King made the comparison at a town hall in Cherokee, Iowa, on Tuesday.
"For all that I've been through, it seems even strange for me to say it, but I'm at a certain peace," King said. "And it's because of a lot of prayers for me."
"And when I had to step down the floor of the House of Representatives and look up at those 400-and-some accusers, you know, we've just passed through Easter and Christ's Passion, and I have a better insight into what he went through for us."
He added, "I'm grateful that we are the people that we are, that we have not only a strong Christian ethic here and a higher percentage of people that are true believers — we have all of that going for us — but also in our culture, and we don't think about it very often, about how much our Christian faith echoes through who we are as a people."
King has been admonished by his party for his past comments about race. In January, GOP members voted unanimously to strip him of all of his committee assignments amid the furor over his comments about white nationalism in an interview with The New York Times. The House also voted on a resolution disapproving of white nationalism and white supremacy in response to King's remarks.

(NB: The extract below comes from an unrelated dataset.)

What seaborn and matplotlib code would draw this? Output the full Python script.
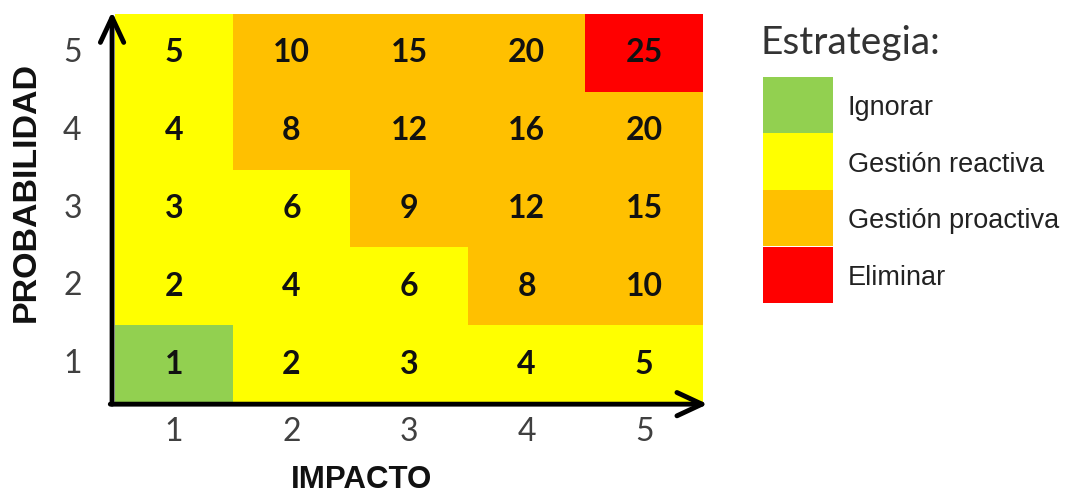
import numpy as np
import pandas as pd
import seaborn as sns
import matplotlib
matplotlib.use("Agg")
import matplotlib.pyplot as plt
from matplotlib.colors import ListedColormap, BoundaryNorm
from matplotlib.patches import Rectangle

# Risk matrix: rows = probability (5 at top), columns = impact
impacto = [1, 2, 3, 4, 5]
probabilidad = [5, 4, 3, 2, 1]

# Risk score for each cell (probability x impact)
riesgo = [
    [5, 10, 15, 20, 25],
    [4, 8, 12, 16, 20],
    [3, 6, 9, 12, 15],
    [2, 4, 6, 8, 10],
    [1, 2, 3, 4, 5],
]

# Strategy level per cell: 0 Ignorar, 1 reactiva, 2 proactiva, 3 Eliminar
nivel = [
    [1, 2, 2, 2, 3],
    [1, 2, 2, 2, 2],
    [1, 1, 2, 2, 2],
    [1, 1, 1, 2, 2],
    [0, 1, 1, 1, 1],
]

estrategias = ["Ignorar", "Gestión reactiva", "Gestión proactiva", "Eliminar"]
colores = ["#92D050", "#FFFF00", "#FFC000", "#FF0000"]

sns.set_theme(style="white")
plt.rcParams["font.family"] = ["Lato", "DejaVu Sans"]

fig = plt.figure(figsize=(10.70, 4.95), dpi=100)
ax = fig.add_axes([115 / 1070, 1 - 403 / 495, 588 / 1070, 389 / 495])

df_nivel = pd.DataFrame(nivel, index=probabilidad, columns=impacto)
df_riesgo = pd.DataFrame(riesgo, index=probabilidad, columns=impacto)

cmap = ListedColormap(colores)
norm = BoundaryNorm([-0.5, 0.5, 1.5, 2.5, 3.5], cmap.N)

sns.heatmap(
    df_nivel, ax=ax, cmap=cmap, norm=norm, cbar=False,
    annot=df_riesgo, fmt="d",
    annot_kws=dict(fontsize=23, fontweight="bold", color="#111111",
                   family=["Lato", "DejaVu Sans"]),
    linewidths=0,
)

ax.tick_params(axis="both", length=0, colors="#404040")
ax.tick_params(axis="y", pad=24)
ax.tick_params(axis="x", pad=10)
for lbl in ax.get_yticklabels():
    lbl.set_rotation(0)
    lbl.set_fontsize(23)
    lbl.set_color("#404040")
for lbl in ax.get_xticklabels():
    lbl.set_fontsize(23)
    lbl.set_color("#404040")
ax.set_xlabel("")
ax.set_ylabel("")
for s in ax.spines.values():
    s.set_visible(False)

# Axis arrows
arrow_kw = dict(arrowstyle="->,head_length=0.9,head_width=0.42", lw=3.5,
                color="black", shrinkA=0, shrinkB=0, mutation_scale=20)
ax.annotate("", xy=(-0.005, 1.006), xytext=(-0.005, -0.003),
            xycoords="axes fraction", textcoords="axes fraction",
            arrowprops=arrow_kw, annotation_clip=False)
ax.annotate("", xy=(1.008, -0.003), xytext=(-0.008, -0.003),
            xycoords="axes fraction", textcoords="axes fraction",
            arrowprops=arrow_kw, annotation_clip=False)

# Axis titles
fig.text(26 / 1070, 1 - 192 / 495, "PROBABILIDAD", rotation=90,
         ha="center", va="center", fontsize=24.5, fontweight="bold",
         family=["Liberation Sans", "DejaVu Sans"], color="#111111")
fig.text(362 / 1070, 1 - 480 / 495, "IMPACTO",
         ha="center", va="center", fontsize=22.5, fontweight="bold",
         family=["Liberation Sans", "DejaVu Sans"], color="#111111")

# Strategy legend
lax = fig.add_axes([763 / 1070, 1 - 303 / 495, 70 / 1070, 226 / 495])
lax.set_xlim(0, 1)
lax.set_ylim(0, len(estrategias))
lax.axis("off")
for i, (nombre, col) in enumerate(zip(estrategias, colores)):
    y0 = len(estrategias) - 1 - i
    lax.add_patch(Rectangle((0, y0), 1, 1, facecolor=col, edgecolor="none"))
    lax.text(1.21, y0 + 0.45, nombre, ha="left", va="center", fontsize=19.5,
             family=["Liberation Sans", "DejaVu Sans"],
             color="#222222", clip_on=False)

fig.text(760 / 1070, 1 - 43 / 495, "Estrategia:", ha="left", va="center",
         fontsize=28, color="#333333", family=["Lato", "DejaVu Sans"])

fig.savefig("out.png", dpi=100)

“White nationalist, white supremacist, Western civilization — how did that language become offensive?” King told the newspaper. “Why did I sit in classes teaching me about the merits of our history and our civilization?”
House Minority Leader Kevin McCarthy, R-Calif., told reporters at the time that King's language was "reckless, wrong, and has no place in our society."
King later backtracked in a statement at the time, saying, "I reject white nationalism. I reject white supremacy. It's not part of any of my ideology. I reject anyone who carries that ideology."`
He also faced a backlash in March after he told constituents at a town hall that victims of Hurricane Katrina pleaded for help from the government in contrast to residents of his home state of Iowa who "take care of each other."